Spatial and temporal development of incipient dunes

TL;DR

This study uses four years of lidar data to analyze the formation of incipient dunes, validating linear stability theory's predictions on dune wavelength, growth rate, and propagation velocity in a real-world setting.

Contribution

It provides the first field validation of linear stability analysis predictions for dune formation using long-term lidar data.

Findings

Quantitative agreement between measurements and theory.

Dune wavelength, growth rate, and velocity match predictions.

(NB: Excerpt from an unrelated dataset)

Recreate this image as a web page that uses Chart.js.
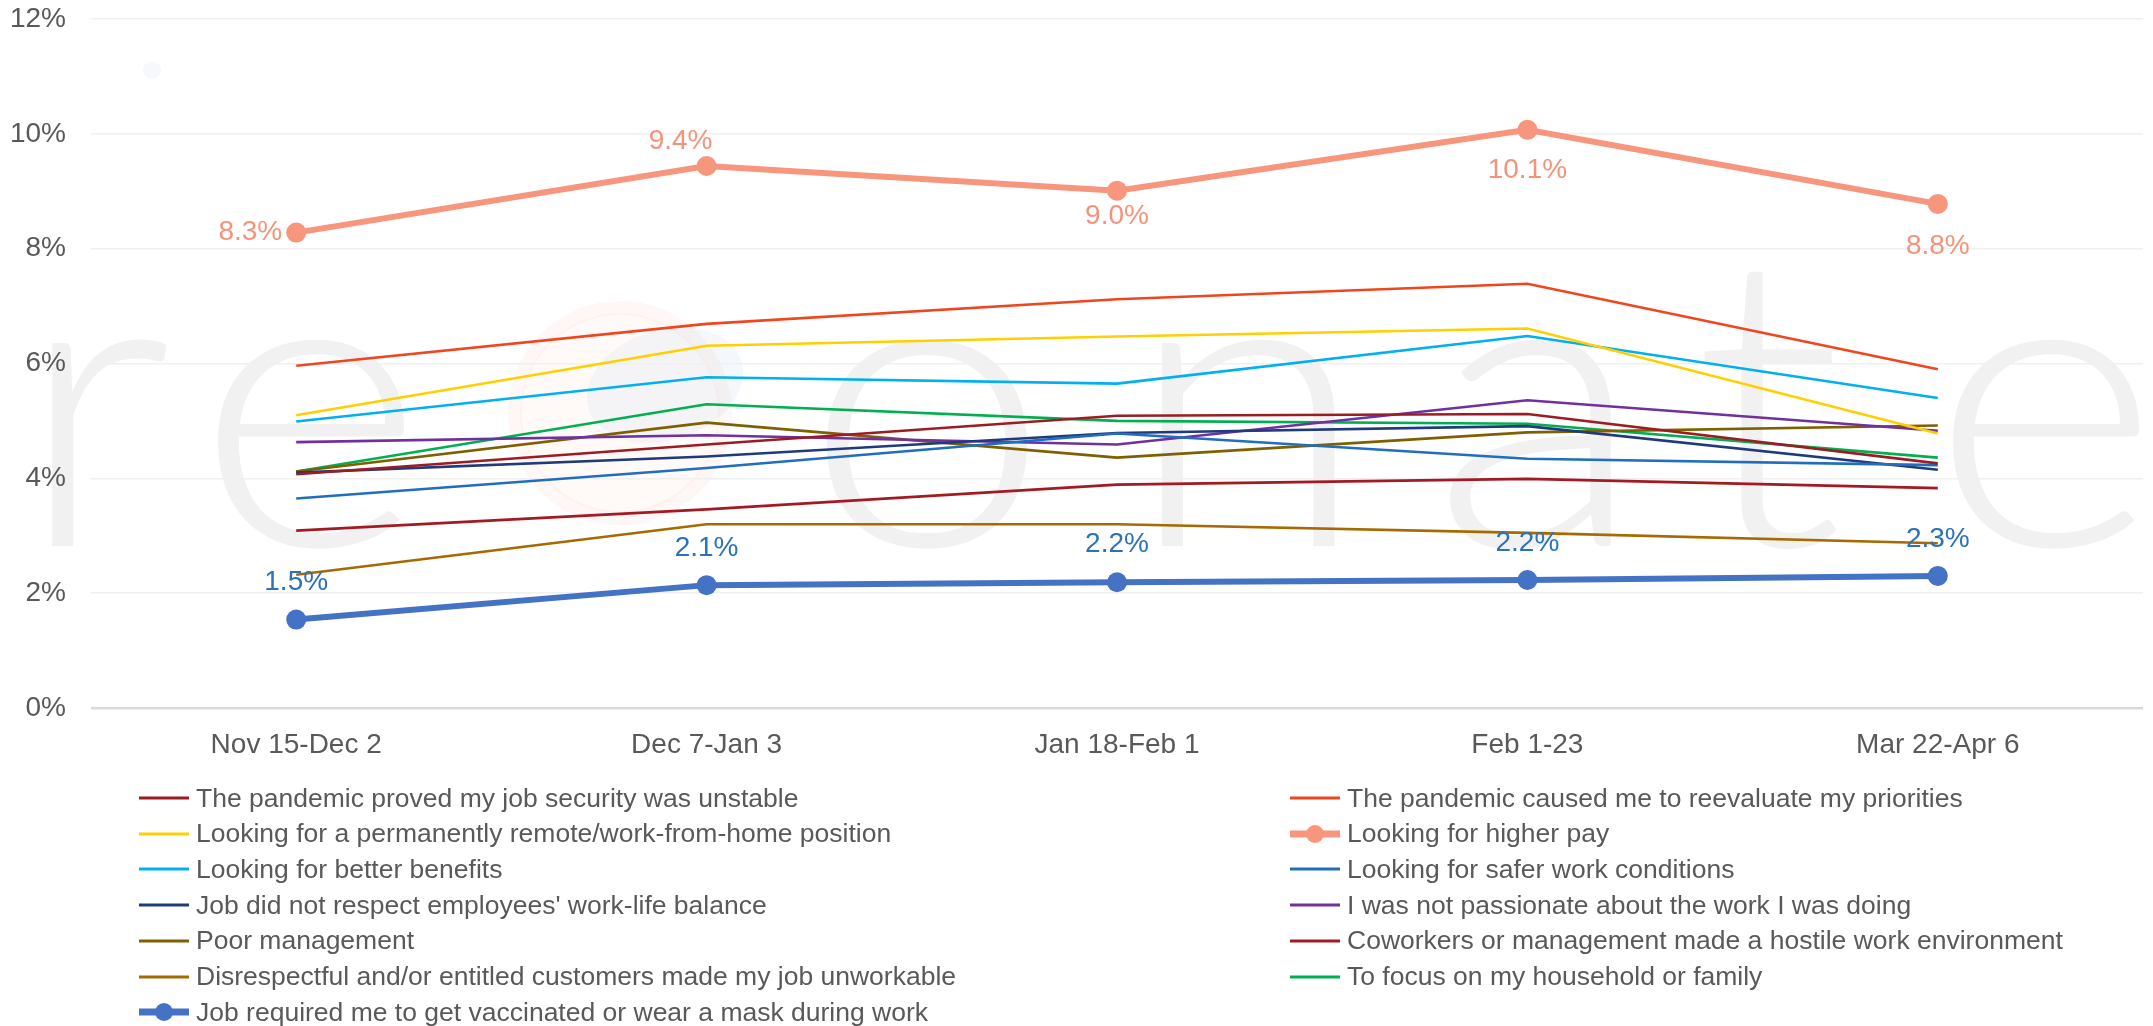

Theory can be used to infer wind and sediment properties.

Abstract

In zones of loose sand, wind-blown sand dunes emerge due the linear instability of a flat sedimentary bed. This instability has been studied in experiments and numerical models but rarely in the field, due to the large time and length scales involved. We examine dune formation at the upwind margin of the White Sands Dune Field in New Mexico (USA), using 4 years of lidar topographic data to follow the spatial and temporal development of incipient dunes. Data quantify dune wavelength, growth rate, and propagation velocity and also the characteristic length scale associated with the growth process. We show that all these measurements are in quantitative agreement with predictions from linear stability analysis. This validation makes it possible to use the theory to reliably interpret dune-pattern characteristics and provide quantitative constraints on associated wind regimes and sediment properties, where direct local measurements are not available or feasible.